§ Exercise task
Please transcribe the data that follows without the pictures, keeping every word the same.

§ Data segment
********************

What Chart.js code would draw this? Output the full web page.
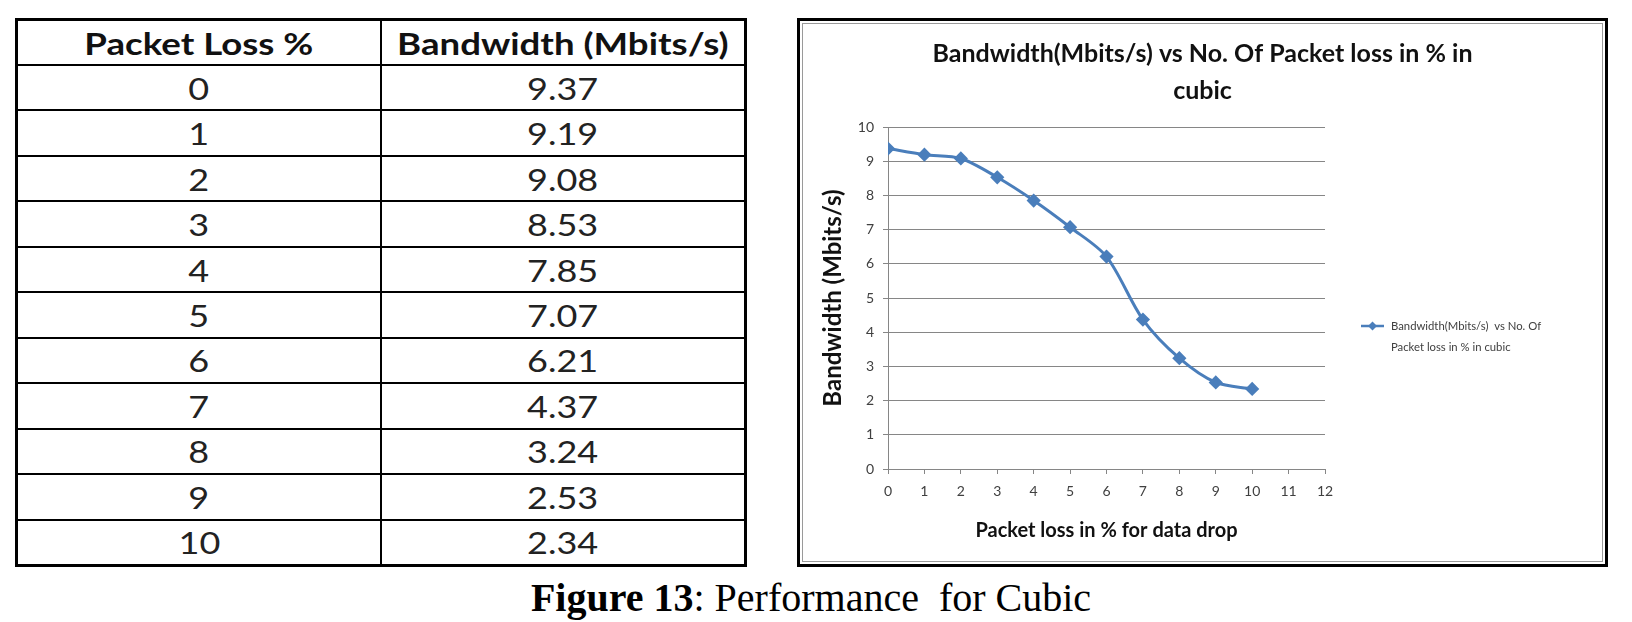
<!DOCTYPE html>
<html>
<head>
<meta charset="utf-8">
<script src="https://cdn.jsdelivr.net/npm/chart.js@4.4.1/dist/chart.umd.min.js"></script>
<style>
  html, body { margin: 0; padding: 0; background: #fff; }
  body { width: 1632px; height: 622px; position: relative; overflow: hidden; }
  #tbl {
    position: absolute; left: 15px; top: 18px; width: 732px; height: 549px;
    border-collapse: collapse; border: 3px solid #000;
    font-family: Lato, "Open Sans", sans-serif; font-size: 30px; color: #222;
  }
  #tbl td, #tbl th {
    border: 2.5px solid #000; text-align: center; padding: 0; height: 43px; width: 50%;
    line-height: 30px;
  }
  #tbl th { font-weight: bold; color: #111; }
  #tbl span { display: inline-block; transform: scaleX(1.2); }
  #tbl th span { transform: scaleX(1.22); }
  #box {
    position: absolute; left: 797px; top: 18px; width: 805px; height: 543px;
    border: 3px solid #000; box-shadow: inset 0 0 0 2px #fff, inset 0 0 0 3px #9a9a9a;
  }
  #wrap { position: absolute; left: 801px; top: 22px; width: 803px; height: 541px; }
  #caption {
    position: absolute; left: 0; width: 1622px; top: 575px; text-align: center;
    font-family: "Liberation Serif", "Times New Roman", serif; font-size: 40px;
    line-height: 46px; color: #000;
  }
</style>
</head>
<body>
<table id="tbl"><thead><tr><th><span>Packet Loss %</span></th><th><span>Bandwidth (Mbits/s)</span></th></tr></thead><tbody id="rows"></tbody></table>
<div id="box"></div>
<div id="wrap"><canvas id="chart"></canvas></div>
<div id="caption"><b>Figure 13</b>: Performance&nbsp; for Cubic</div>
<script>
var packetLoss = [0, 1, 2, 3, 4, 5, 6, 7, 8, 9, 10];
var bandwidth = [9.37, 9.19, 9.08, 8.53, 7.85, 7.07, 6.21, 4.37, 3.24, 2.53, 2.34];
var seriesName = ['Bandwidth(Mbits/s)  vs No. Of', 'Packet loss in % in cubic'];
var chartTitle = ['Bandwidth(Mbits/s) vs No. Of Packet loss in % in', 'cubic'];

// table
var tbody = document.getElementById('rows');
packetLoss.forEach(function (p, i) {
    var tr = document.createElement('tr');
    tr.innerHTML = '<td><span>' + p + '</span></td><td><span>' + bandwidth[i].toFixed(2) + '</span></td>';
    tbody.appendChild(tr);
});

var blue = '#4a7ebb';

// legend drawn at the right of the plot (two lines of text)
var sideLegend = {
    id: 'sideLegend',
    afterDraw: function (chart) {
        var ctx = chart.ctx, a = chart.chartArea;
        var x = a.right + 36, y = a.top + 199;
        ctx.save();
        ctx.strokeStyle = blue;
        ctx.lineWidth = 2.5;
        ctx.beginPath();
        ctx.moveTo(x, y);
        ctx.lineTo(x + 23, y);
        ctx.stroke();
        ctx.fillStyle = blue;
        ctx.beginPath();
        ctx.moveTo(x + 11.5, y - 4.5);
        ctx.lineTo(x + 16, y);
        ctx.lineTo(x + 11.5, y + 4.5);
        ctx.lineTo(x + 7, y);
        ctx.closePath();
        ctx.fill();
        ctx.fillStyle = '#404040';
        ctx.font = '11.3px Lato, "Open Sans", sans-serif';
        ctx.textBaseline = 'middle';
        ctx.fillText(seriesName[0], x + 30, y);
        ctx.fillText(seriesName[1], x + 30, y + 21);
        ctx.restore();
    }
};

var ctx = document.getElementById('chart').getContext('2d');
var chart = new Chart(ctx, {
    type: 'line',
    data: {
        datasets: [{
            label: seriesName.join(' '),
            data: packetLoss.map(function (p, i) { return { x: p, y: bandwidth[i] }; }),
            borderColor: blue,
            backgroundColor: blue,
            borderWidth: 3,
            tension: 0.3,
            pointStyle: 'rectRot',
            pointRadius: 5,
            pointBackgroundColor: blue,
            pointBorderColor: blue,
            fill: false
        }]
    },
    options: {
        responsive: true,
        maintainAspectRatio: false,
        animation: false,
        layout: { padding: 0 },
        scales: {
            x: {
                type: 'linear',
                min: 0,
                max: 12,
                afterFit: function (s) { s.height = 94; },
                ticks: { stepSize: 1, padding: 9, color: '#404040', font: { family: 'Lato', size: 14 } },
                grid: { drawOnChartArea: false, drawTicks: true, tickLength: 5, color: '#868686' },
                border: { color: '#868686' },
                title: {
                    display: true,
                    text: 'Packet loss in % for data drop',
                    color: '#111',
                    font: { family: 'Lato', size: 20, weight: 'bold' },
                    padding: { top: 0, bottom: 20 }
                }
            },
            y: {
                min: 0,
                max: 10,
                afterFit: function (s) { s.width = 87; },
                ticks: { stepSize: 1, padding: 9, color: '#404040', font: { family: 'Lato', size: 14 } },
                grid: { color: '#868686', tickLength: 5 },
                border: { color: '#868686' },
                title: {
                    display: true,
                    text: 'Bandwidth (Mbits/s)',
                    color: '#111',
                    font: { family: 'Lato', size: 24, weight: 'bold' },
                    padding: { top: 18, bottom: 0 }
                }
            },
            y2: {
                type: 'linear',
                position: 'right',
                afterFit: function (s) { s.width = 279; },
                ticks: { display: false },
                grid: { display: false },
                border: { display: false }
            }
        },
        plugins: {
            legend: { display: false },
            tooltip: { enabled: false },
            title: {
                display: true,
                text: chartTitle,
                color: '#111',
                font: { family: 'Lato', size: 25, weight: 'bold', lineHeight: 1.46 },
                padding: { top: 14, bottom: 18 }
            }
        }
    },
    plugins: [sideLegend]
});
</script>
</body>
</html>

********************

§ The solution
What Chart.js code would draw this? Output the full web page.
<!DOCTYPE html>
<html>
<head>
<meta charset="utf-8">
<script src="https://cdn.jsdelivr.net/npm/chart.js@4.4.1/dist/chart.umd.min.js"></script>
<style>
  html, body { margin: 0; padding: 0; background: #fff; }
  body { width: 1632px; height: 622px; position: relative; overflow: hidden; }
  #tbl {
    position: absolute; left: 15px; top: 18px; width: 732px; height: 549px;
    border-collapse: collapse; border: 3px solid #000;
    font-family: Lato, "Open Sans", sans-serif; font-size: 30px; color: #222;
  }
  #tbl td, #tbl th {
    border: 2.5px solid #000; text-align: center; padding: 0; height: 43px; width: 50%;
    line-height: 30px;
  }
  #tbl th { font-weight: bold; color: #111; }
  #tbl span { display: inline-block; transform: scaleX(1.2); }
  #tbl th span { transform: scaleX(1.22); }
  #box {
    position: absolute; left: 797px; top: 18px; width: 805px; height: 543px;
    border: 3px solid #000; box-shadow: inset 0 0 0 2px #fff, inset 0 0 0 3px #9a9a9a;
  }
  #wrap { position: absolute; left: 801px; top: 22px; width: 803px; height: 541px; }
  #caption {
    position: absolute; left: 0; width: 1622px; top: 575px; text-align: center;
    font-family: "Liberation Serif", "Times New Roman", serif; font-size: 40px;
    line-height: 46px; color: #000;
  }
</style>
</head>
<body>
<table id="tbl"><thead><tr><th><span>Packet Loss %</span></th><th><span>Bandwidth (Mbits/s)</span></th></tr></thead><tbody id="rows"></tbody></table>
<div id="box"></div>
<div id="wrap"><canvas id="chart"></canvas></div>
<div id="caption"><b>Figure 13</b>: Performance&nbsp; for Cubic</div>
<script>
var packetLoss = [0, 1, 2, 3, 4, 5, 6, 7, 8, 9, 10];
var bandwidth = [9.37, 9.19, 9.08, 8.53, 7.85, 7.07, 6.21, 4.37, 3.24, 2.53, 2.34];
var seriesName = ['Bandwidth(Mbits/s)  vs No. Of', 'Packet loss in % in cubic'];
var chartTitle = ['Bandwidth(Mbits/s) vs No. Of Packet loss in % in', 'cubic'];

// table
var tbody = document.getElementById('rows');
packetLoss.forEach(function (p, i) {
    var tr = document.createElement('tr');
    tr.innerHTML = '<td><span>' + p + '</span></td><td><span>' + bandwidth[i].toFixed(2) + '</span></td>';
    tbody.appendChild(tr);
});

var blue = '#4a7ebb';

// legend drawn at the right of the plot (two lines of text)
var sideLegend = {
    id: 'sideLegend',
    afterDraw: function (chart) {
        var ctx = chart.ctx, a = chart.chartArea;
        var x = a.right + 36, y = a.top + 199;
        ctx.save();
        ctx.strokeStyle = blue;
        ctx.lineWidth = 2.5;
        ctx.beginPath();
        ctx.moveTo(x, y);
        ctx.lineTo(x + 23, y);
        ctx.stroke();
        ctx.fillStyle = blue;
        ctx.beginPath();
        ctx.moveTo(x + 11.5, y - 4.5);
        ctx.lineTo(x + 16, y);
        ctx.lineTo(x + 11.5, y + 4.5);
        ctx.lineTo(x + 7, y);
        ctx.closePath();
        ctx.fill();
        ctx.fillStyle = '#404040';
        ctx.font = '11.3px Lato, "Open Sans", sans-serif';
        ctx.textBaseline = 'middle';
        ctx.fillText(seriesName[0], x + 30, y);
        ctx.fillText(seriesName[1], x + 30, y + 21);
        ctx.restore();
    }
};

var ctx = document.getElementById('chart').getContext('2d');
var chart = new Chart(ctx, {
    type: 'line',
    data: {
        datasets: [{
            label: seriesName.join(' '),
            data: packetLoss.map(function (p, i) { return { x: p, y: bandwidth[i] }; }),
            borderColor: blue,
            backgroundColor: blue,
            borderWidth: 3,
            tension: 0.3,
            pointStyle: 'rectRot',
            pointRadius: 5,
            pointBackgroundColor: blue,
            pointBorderColor: blue,
            fill: false
        }]
    },
    options: {
        responsive: true,
        maintainAspectRatio: false,
        animation: false,
        layout: { padding: 0 },
        scales: {
            x: {
                type: 'linear',
                min: 0,
                max: 12,
                afterFit: function (s) { s.height = 94; },
                ticks: { stepSize: 1, padding: 9, color: '#404040', font: { family: 'Lato', size: 14 } },
                grid: { drawOnChartArea: false, drawTicks: true, tickLength: 5, color: '#868686' },
                border: { color: '#868686' },
                title: {
                    display: true,
                    text: 'Packet loss in % for data drop',
                    color: '#111',
                    font: { family: 'Lato', size: 20, weight: 'bold' },
                    padding: { top: 0, bottom: 20 }
                }
            },
            y: {
                min: 0,
                max: 10,
                afterFit: function (s) { s.width = 87; },
                ticks: { stepSize: 1, padding: 9, color: '#404040', font: { family: 'Lato', size: 14 } },
                grid: { color: '#868686', tickLength: 5 },
                border: { color: '#868686' },
                title: {
                    display: true,
                    text: 'Bandwidth (Mbits/s)',
                    color: '#111',
                    font: { family: 'Lato', size: 24, weight: 'bold' },
                    padding: { top: 18, bottom: 0 }
                }
            },
            y2: {
                type: 'linear',
                position: 'right',
                afterFit: function (s) { s.width = 279; },
                ticks: { display: false },
                grid: { display: false },
                border: { display: false }
            }
        },
        plugins: {
            legend: { display: false },
            tooltip: { enabled: false },
            title: {
                display: true,
                text: chartTitle,
                color: '#111',
                font: { family: 'Lato', size: 25, weight: 'bold', lineHeight: 1.46 },
                padding: { top: 14, bottom: 18 }
            }
        }
    },
    plugins: [sideLegend]
});
</script>
</body>
</html>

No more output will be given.